** START **

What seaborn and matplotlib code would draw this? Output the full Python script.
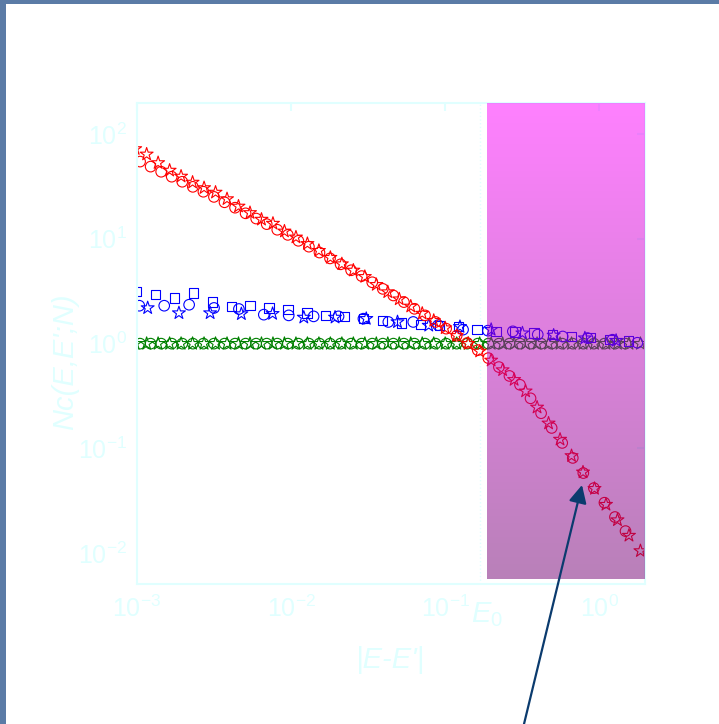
import numpy as np
import matplotlib
matplotlib.use("Agg")
import matplotlib.pyplot as plt
from matplotlib.patches import Rectangle, FancyArrowPatch
from matplotlib.ticker import NullLocator
import seaborn as sns

# |E-E'| sampling grids (shared by the red and green ensembles)
e_grid_circ = [0.001047, 0.001226, 0.001435, 0.001680, 0.001967, 0.002303, 0.002697, 0.003157,
               0.003697, 0.004328, 0.005067, 0.005933, 0.006946, 0.008133, 0.009522, 0.01115,
               0.01305, 0.01528, 0.01789, 0.02095, 0.02452, 0.02871, 0.03362, 0.03936, 0.04608,
               0.05395, 0.06317, 0.07396, 0.08659, 0.1014, 0.1187, 0.1390, 0.1627, 0.1905,
               0.2231, 0.2612, 0.3058, 0.3580, 0.4192, 0.4908, 0.5746, 0.6728, 0.7877, 0.9222,
               1.080, 1.264, 1.480]
e_grid_star = [0.000973, 0.001155, 0.001371, 0.001628, 0.001932, 0.002294, 0.002724, 0.003233,
               0.003839, 0.004557, 0.005410, 0.006423, 0.007626, 0.009053, 0.01075, 0.01276,
               0.01515, 0.01798, 0.02135, 0.02535, 0.03009, 0.03573, 0.04241, 0.05035, 0.05978,
               0.07097, 0.08426, 0.1000, 0.1188, 0.1410, 0.1674, 0.1987, 0.2359, 0.2801, 0.3325,
               0.3947, 0.4686, 0.5564, 0.6605, 0.7841, 0.9309, 1.105, 1.312, 1.558, 1.849]

# Red ensemble: Nc(E,E';N)
nc_red_circ = [54.5, 48.8, 43.6, 39.1, 35.0, 31.3, 28.1, 25.1, 22.3, 19.8, 17.5, 15.6, 13.8, 12.2,
               10.9, 9.57, 8.41, 7.39, 6.50, 5.71, 5.01, 4.41, 3.85, 3.33, 2.88, 2.49, 2.15, 1.86,
               1.61, 1.39, 1.19, 1.015, 0.867, 0.728, 0.598, 0.492, 0.405, 0.301, 0.217, 0.157,
               0.113, 0.0813, 0.0583, 0.0419, 0.0304, 0.0222, 0.0163]
nc_red_star = [72.1, 64.0, 53.0, 44.9, 39.4, 34.5, 30.6, 27.7, 24.0, 20.4, 17.7, 15.3, 14.0, 11.8,
               10.35, 8.97, 7.71, 6.62, 5.75, 5.00, 4.35, 3.65, 3.11, 2.66, 2.27, 1.94, 1.66, 1.41,
               1.19, 1.00, 0.845, 0.693, 0.561, 0.453, 0.352, 0.247, 0.174, 0.122, 0.0851, 0.0594,
               0.0414, 0.0292, 0.0208, 0.0148, 0.01055]

# Green ensemble: flat at unity
nc_green_circ = [1.0, 1.0, 1.0, 1.0, 1.0, 1.0, 1.0, 1.0, 1.0, 1.0, 1.0, 1.0, 1.0, 1.0, 1.0, 1.0,
                 1.0, 1.0, 1.0, 1.0, 1.0, 1.0, 1.0, 1.0, 1.0, 1.0, 1.0, 1.0, 1.0, 1.0, 1.0, 1.0,
                 1.0, 1.0, 1.0, 1.0, 1.0, 1.0, 1.0, 1.0, 1.0, 1.0, 1.0, 1.0, 1.0, 1.0, 1.0]
nc_green_star = [1.0, 1.0, 1.0, 1.0, 1.0, 1.0, 1.0, 1.0, 1.0, 1.0, 1.0, 1.0, 1.0, 1.0, 1.0, 1.0,
                 1.0, 1.0, 1.0, 1.0, 1.0, 1.0, 1.0, 1.0, 1.0, 1.0, 1.0, 1.0, 1.0, 1.0, 1.0, 1.0,
                 1.0, 1.0, 1.0, 1.0, 1.0, 1.0, 1.0, 1.0, 1.0, 1.0, 1.0, 1.0, 1.0]

# Blue ensemble, three sizes on their own grids
e_blue_sq = [0.000995, 0.001320, 0.001751, 0.002323, 0.003082, 0.004089, 0.005424, 0.007196,
             0.009546, 0.01266, 0.01680, 0.02229, 0.02957, 0.03922, 0.05203, 0.06903, 0.09157,
             0.1215, 0.1612, 0.2138, 0.2836, 0.3762, 0.4991, 0.6621, 0.8784, 1.165, 1.546]
nc_blue_sq = [3.15, 2.93, 2.72, 3.04, 2.49, 2.26, 2.30, 2.19, 2.11, 1.96, 1.86, 1.82, 1.73, 1.66,
              1.57, 1.52, 1.48, 1.46, 1.36, 1.31, 1.29, 1.26, 1.22, 1.17, 1.14, 1.09, 1.06]
e_blue_circ = [0.001035, 0.001502, 0.002179, 0.003161, 0.004585, 0.006653, 0.009651, 0.01400,
               0.02032, 0.02947, 0.04276, 0.06204, 0.09000, 0.1306, 0.1894, 0.2748, 0.3987,
               0.5785, 0.8393, 1.218, 1.767]
nc_blue_circ = [2.30, 2.30, 2.35, 2.19, 2.14, 1.89, 1.86, 1.82, 1.82, 1.73, 1.61, 1.61, 1.50,
                1.36, 1.33, 1.31, 1.22, 1.17, 1.13, 1.09, 1.02]
e_blue_star = [0.001173, 0.001871, 0.002983, 0.004756, 0.007584, 0.01209, 0.01929, 0.03075,
               0.04904, 0.07820, 0.1247, 0.1988, 0.3171, 0.5056, 0.8062, 1.286]
nc_blue_star = [2.19, 1.96, 1.96, 1.92, 1.93, 1.78, 1.78, 1.73, 1.61, 1.49, 1.45, 1.36, 1.26,
                1.20, 1.13, 1.07]

x_ticks = [1e-3, 1e-2, 1e-1, 1e0]
y_ticks = [1e-2, 1e-1, 1e0, 1e1, 1e2]
x_lim = (1e-3, 1.98)
y_lim = (0.0051, 198.6)
e0_line = 0.169       # dotted marker of E_0
shade_from = 0.1875   # start of the highlighted band
shade_floor = 0.0057

AX_COLOR = "#E0FFFF"
RED, BLUE, GREEN = "#FF0000", "#0000FF", "#008000"

sns.set_theme(style="white")
plt.rcParams.update({
    "font.family": ["Liberation Sans", "DejaVu Sans"],
    "mathtext.fontset": "custom",
    "mathtext.rm": "Liberation Sans",
    "mathtext.it": "Liberation Sans:italic",
    "mathtext.bf": "Liberation Sans:bold",
    "axes.unicode_minus": False,
})

W, H = 719, 724
fig = plt.figure(figsize=(W / 100, H / 100), dpi=100, facecolor="#5B7BA6")
fig.add_artist(Rectangle((6 / W, 0), 1, 1 - 4 / H, transform=fig.transFigure,
                         facecolor="white", edgecolor="none", zorder=-5))

ax = fig.add_axes([137 / W, 140 / H, 508 / W, 481.3 / H])
ax.set_facecolor("white")
ax.set_xscale("log")
ax.set_yscale("log")


def markers(xs, ys, marker, color, size):
    sns.scatterplot(x=xs, y=ys, marker=marker, s=size, color=color, facecolors="none",
                    edgecolor=color, linewidth=0.8, ax=ax, legend=False, zorder=2)


markers(e_grid_circ, nc_green_circ, "o", GREEN, 58)
markers(e_grid_star, nc_green_star, "*", GREEN, 95)
markers(e_blue_sq, nc_blue_sq, "s", BLUE, 45)
markers(e_blue_circ, nc_blue_circ, "o", BLUE, 58)
markers(e_blue_star, nc_blue_star, "*", BLUE, 95)
markers(e_grid_circ, nc_red_circ, "o", RED, 58)
markers(e_grid_star, nc_red_star, "*", RED, 95)

ax.axvline(e0_line, color=AX_COLOR, ls=":", lw=1.0, zorder=1)

# translucent magenta band above E_0, fading downward
lx0, lx1 = np.log10(x_lim)
ly0, ly1 = np.log10(y_lim)
fx0 = (np.log10(shade_from) - lx0) / (lx1 - lx0)
fy0 = (np.log10(shade_floor) - ly0) / (ly1 - ly0)
t = np.linspace(0, 1, 256)[:, None]
top = np.array([1.0, 0.0, 1.0])
bot = np.array([0.45, 0.0, 0.45])
rgb = top * (1 - t) + bot * t
rgba = np.concatenate([rgb, np.full((256, 1), 0.5)], axis=1)[:, None, :]
ax.imshow(rgba, extent=[fx0, 1, fy0, 1], transform=ax.transAxes, aspect="auto",
          interpolation="bilinear", zorder=4)

ax.set_xlim(*x_lim)
ax.set_ylim(*y_lim)
ax.set_autoscale_on(False)
ax.set_xticks(x_ticks)
ax.set_yticks(y_ticks)
ax.xaxis.set_minor_locator(NullLocator())
ax.yaxis.set_minor_locator(NullLocator())
ax.tick_params(which="major", direction="in", length=6, width=1.5, color=AX_COLOR,
               labelcolor=AX_COLOR, labelsize=18, top=True, right=True)
ax.tick_params(axis="x", pad=8)
ax.tick_params(axis="y", pad=7)
for sp in ax.spines.values():
    sp.set_color(AX_COLOR)
    sp.set_linewidth(1.5)
    sp.set_visible(True)
ax.grid(False)
ax.set_xlabel("")
ax.set_ylabel("")

fig.text(391 / W, 1 - 660 / H, "|E-E'|", color=AX_COLOR, fontsize=21, style="italic",
         ha="center", va="center")
fig.text(65 / W, 1 - 362 / H, "Nc(E,E';N)", color=AX_COLOR, fontsize=21, style="italic",
         rotation=90, ha="center", va="center")
fig.text(487 / W, 1 - 600 / H, "$E_0$", color=AX_COLOR, fontsize=21, ha="center", va="top")

fig.add_artist(FancyArrowPatch((524 / W, 0.0), (582 / W, 1 - 485 / H),
                               transform=fig.transFigure, arrowstyle="-|>",
                               mutation_scale=27, lw=1.6, color="#0B3B6E",
                               shrinkA=0, shrinkB=0, zorder=10))

fig.savefig("out.png", dpi=100, facecolor=fig.get_facecolor())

** END **

STATED GOAL — Repeat, exactly and in full, each line from the start of the data to the line that contains "1.312, 1.558, 1.849]". Pictures do not go in.

REPLY TO THE TASK —
What seaborn and matplotlib code would draw this? Output the full Python script.
import numpy as np
import matplotlib
matplotlib.use("Agg")
import matplotlib.pyplot as plt
from matplotlib.patches import Rectangle, FancyArrowPatch
from matplotlib.ticker import NullLocator
import seaborn as sns

# |E-E'| sampling grids (shared by the red and green ensembles)
e_grid_circ = [0.001047, 0.001226, 0.001435, 0.001680, 0.001967, 0.002303, 0.002697, 0.003157,
               0.003697, 0.004328, 0.005067, 0.005933, 0.006946, 0.008133, 0.009522, 0.01115,
               0.01305, 0.01528, 0.01789, 0.02095, 0.02452, 0.02871, 0.03362, 0.03936, 0.04608,
               0.05395, 0.06317, 0.07396, 0.08659, 0.1014, 0.1187, 0.1390, 0.1627, 0.1905,
               0.2231, 0.2612, 0.3058, 0.3580, 0.4192, 0.4908, 0.5746, 0.6728, 0.7877, 0.9222,
               1.080, 1.264, 1.480]
e_grid_star = [0.000973, 0.001155, 0.001371, 0.001628, 0.001932, 0.002294, 0.002724, 0.003233,
               0.003839, 0.004557, 0.005410, 0.006423, 0.007626, 0.009053, 0.01075, 0.01276,
               0.01515, 0.01798, 0.02135, 0.02535, 0.03009, 0.03573, 0.04241, 0.05035, 0.05978,
               0.07097, 0.08426, 0.1000, 0.1188, 0.1410, 0.1674, 0.1987, 0.2359, 0.2801, 0.3325,
               0.3947, 0.4686, 0.5564, 0.6605, 0.7841, 0.9309, 1.105, 1.312, 1.558, 1.849]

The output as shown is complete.